Projektanci Plantia wierzą, że taki spokój mogą zapewnić każdemu. Chcą w ręce swoich przyszłych klientów przekazać wygodę, relaks i prosty odpoczynek przy zachowaniu wysokiej estetyki wykonania produktu, co wcale nie jest takie łatwe.
„Prace wciąż trwają, choć zaczęły się wiele miesięcy temu. Dopracowujemy projekty i same rośliny tak, aby dosłownie pomylić je z żywymi okazami. Chcemy, aby wszyscy patrząc na dekorację mieli w myślach: Jak im się udało dojść do takiej perfekcji? To wygląda jak żywe!”
Magiczne zielone ściany
Plantia zajęła się przede wszystkim nowoczesnym podejściem do urządzania wnętrz. Ich sztandarowym produktem mają być zielone ściany. Czym są? Koncepcja została wymyślona i jest popularyzowana przez francuskiego botanika Patricka Blanca. Chodzi tu o stworzenie zielonego obrazu o dowolnie wybranym kształcie i wielkości.

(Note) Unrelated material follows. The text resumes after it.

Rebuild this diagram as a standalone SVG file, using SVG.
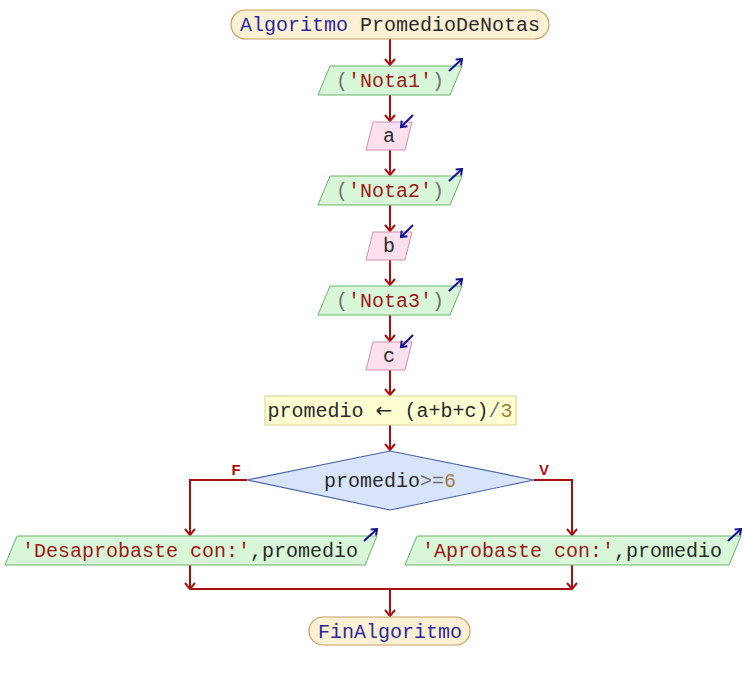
<svg xmlns="http://www.w3.org/2000/svg" width="744" height="680" viewBox="0 0 744 680">
<defs>
<style>
text{font-family:"Liberation Mono","Courier New",monospace;font-size:20px;text-anchor:middle}
.term{fill:#fdf0d4;stroke:#c8a060;stroke-width:1.2}
.out{fill:#d8f6d8;stroke:#70b070;stroke-width:1}
.inp{fill:#fde0ee;stroke:#d090b0;stroke-width:1}
.asg{fill:#ffffd2;stroke:#d6d28a;stroke-width:1}
.dec{fill:#d8e4fb;stroke:#4a66a8;stroke-width:1.2}
.kw{fill:#2a2a9a}
.id{fill:#2a2a2a}
.str{fill:#a01818}
.op{fill:#707070}
.num{fill:#a08040}
.arr{font-family:"DejaVu Sans",sans-serif;font-size:20px;fill:#2a2a2a}
.conn{fill:none;stroke:#a81010;stroke-width:2}
.icon{fill:none;stroke:#101090;stroke-width:2}
.lbl{font-family:"Liberation Sans",Arial,sans-serif;font-size:15px;font-weight:bold;fill:#b01010}
</style>
<marker id="ah" markerUnits="userSpaceOnUse" markerWidth="12" markerHeight="12" refX="0" refY="0" viewBox="-7 -6 8 12" orient="auto">
<path d="M-6,-5 L0,0 L-6,5" fill="none" stroke="#a81010" stroke-width="2"/>
</marker>
<marker id="ih" markerUnits="userSpaceOnUse" markerWidth="10" markerHeight="10" refX="0" refY="0" viewBox="-6 -5 7 10" orient="auto">
<path d="M-5,-4 L0,0 L-5,4" fill="none" stroke="#101090" stroke-width="2"/>
</marker>
</defs>
<g id="connectors">
<path class="conn" marker-end="url(#ah)" d="M390,39 V65"/>
<path class="conn" marker-end="url(#ah)" d="M390,95 V121"/>
<path class="conn" marker-end="url(#ah)" d="M390,150 V175"/>
<path class="conn" marker-end="url(#ah)" d="M390,205 V231"/>
<path class="conn" marker-end="url(#ah)" d="M390,260 V285"/>
<path class="conn" marker-end="url(#ah)" d="M390,315 V341"/>
<path class="conn" marker-end="url(#ah)" d="M390,370 V395"/>
<path class="conn" marker-end="url(#ah)" d="M390,425 V450"/>
<path class="conn" marker-end="url(#ah)" d="M247,480 H190 V535"/>
<path class="conn" marker-end="url(#ah)" d="M534,480 H572 V535"/>
<path class="conn" marker-end="url(#ah)" d="M190,565 V589"/>
<path class="conn" marker-end="url(#ah)" d="M572,565 V589"/>
<path class="conn" d="M190,589 H572"/>
<path class="conn" marker-end="url(#ah)" d="M390,589 V616"/>
<text class="lbl" x="236" y="475">F</text>
<text class="lbl" x="544" y="475">V</text>
</g>
<g id="start">
<rect class="term" x="231" y="10" width="318" height="29" rx="14.5"/>
<text x="390" y="31"><tspan class="kw">Algoritmo</tspan><tspan class="id"> PromedioDeNotas</tspan></text>
</g>
<g id="out1">
<polygon class="out" points="318,95 330,66 462,66 450,95"/>
<text x="390" y="87"><tspan class="op">(</tspan><tspan class="str">'Nota1'</tspan><tspan class="op">)</tspan></text>
<path class="icon" marker-end="url(#ih)" d="M449,71 L462,59"/>
</g>
<g id="in_a">
<polygon class="inp" points="366,150 373,122 412,122 405,150"/>
<text x="389" y="142" class="id">a</text>
<path class="icon" marker-end="url(#ih)" d="M413,115 L401,127"/>
</g>
<g id="out2">
<polygon class="out" points="318,205 330,176 462,176 450,205"/>
<text x="390" y="197"><tspan class="op">(</tspan><tspan class="str">'Nota2'</tspan><tspan class="op">)</tspan></text>
<path class="icon" marker-end="url(#ih)" d="M449,181 L462,169"/>
</g>
<g id="in_b">
<polygon class="inp" points="366,260 373,232 412,232 405,260"/>
<text x="389" y="252" class="id">b</text>
<path class="icon" marker-end="url(#ih)" d="M413,225 L401,237"/>
</g>
<g id="out3">
<polygon class="out" points="318,315 330,286 462,286 450,315"/>
<text x="390" y="307"><tspan class="op">(</tspan><tspan class="str">'Nota3'</tspan><tspan class="op">)</tspan></text>
<path class="icon" marker-end="url(#ih)" d="M449,291 L462,279"/>
</g>
<g id="in_c">
<polygon class="inp" points="366,370 373,342 412,342 405,370"/>
<text x="389" y="362" class="id">c</text>
<path class="icon" marker-end="url(#ih)" d="M413,335 L401,347"/>
</g>
<g id="assign">
<rect class="asg" x="265" y="396" width="251" height="29"/>
<text x="390" y="417"><tspan class="id">promedio </tspan><tspan class="arr">←</tspan><tspan class="id"> (a+b+c)</tspan><tspan class="op">/</tspan><tspan class="num">3</tspan></text>
</g>
<g id="decision">
<polygon class="dec" points="390,451 534,480 390,510 247,480"/>
<text x="390" y="487"><tspan class="id">promedio</tspan><tspan class="op">&gt;=</tspan><tspan class="num">6</tspan></text>
</g>
<g id="out_no">
<polygon class="out" points="5,565 17,536 377,536 365,565"/>
<text x="190" y="557"><tspan class="str">'Desaprobaste con:'</tspan><tspan class="id">,promedio</tspan></text>
<path class="icon" marker-end="url(#ih)" d="M364,541 L377,529"/>
</g>
<g id="out_yes">
<polygon class="out" points="405,565 417,536 741,536 729,565"/>
<text x="572" y="557"><tspan class="str">'Aprobaste con:'</tspan><tspan class="id">,promedio</tspan></text>
<path class="icon" marker-end="url(#ih)" d="M728,541 L741,529"/>
</g>
<g id="end">
<rect class="term" x="309" y="617" width="161" height="28" rx="14"/>
<text x="390" y="638" class="kw">FinAlgoritmo</text>
</g>
</svg>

Dzieło to ma być stworzone z roślin (tego samego lub różnych gatunków) w taki sposób, aby cała pionowa powierzchnia była gęsto pokryta łodygami, liśćmi, kwiatostanami, czy też pnączami.
Dekoracja jest też wizualnie przemyślana. Rośliny sadzi się i kształtuje ich rozrost tak, aby tworzyły na ścianie określone wzory. Różnice w kolorze i wielkości liści pozwalają na uzyskanie niezwykle ciekawych, nieco abstrakcyjnych dzieł. Jako botanik, Patrick Blanc tworzy swoje dzieła z żywych roślin. Projektanci Plantia postanowili zaś przekuć jego wizję w produkt dostosowany do realiów codziennego użytkowania.
Na ogromne żywe kwiaty na ścianie można sobie pozwolić, gdy mamy duże zaplecze finansowe i znamy się na uprawie roślin. Perfekcyjnie, jeśli mamy wiedzę, potrafimy zająć się zielonymi przyjaciółmi i… chcemy to zrobić. Drugi wariant zakłada profesjonalny serwis ogrodnika, który zadba o rośliny za nas.
Sztuczna zielona ściana to perfekcyjne rozwiązanie budżetowe dla tych osób, które nie chcą zajmować się roślinami lub nie mają do tego odpowiednich warunków. Szkoda przy takich okolicznościach rezygnować z ciekawej i imponującej dekoracji. Przecież wszystko jest dla ludzi!
„Chcemy więc pomóc w osiągnięciu niesamowitego, imponującego buszu w mieszkaniu i na elewacjach wszystkim tym, którzy uwielbiają rośliny, ale nie potrafią lub z różnych powodów nie mogą się nimi zajmować. Proponujemy też idealne rozwiązania dla przedsiębiorców, którzy chcą ocieplić wnętrza swoich biur lub znaleźć intrygujący wyróżnik firmy. W końcu, kto nie zajrzy do salonu fryzjerskiego, w którym cała, ogromna ściana pokryta jest roślinami?”
Cele ambitne, jednak wierzymy w ich powodzenie. Wraz z całą redakcją trzymamy kciuki za rozwój marki Plantia i szerzenie ich wizji bezpiecznej i użytecznej roślinności w Polsce!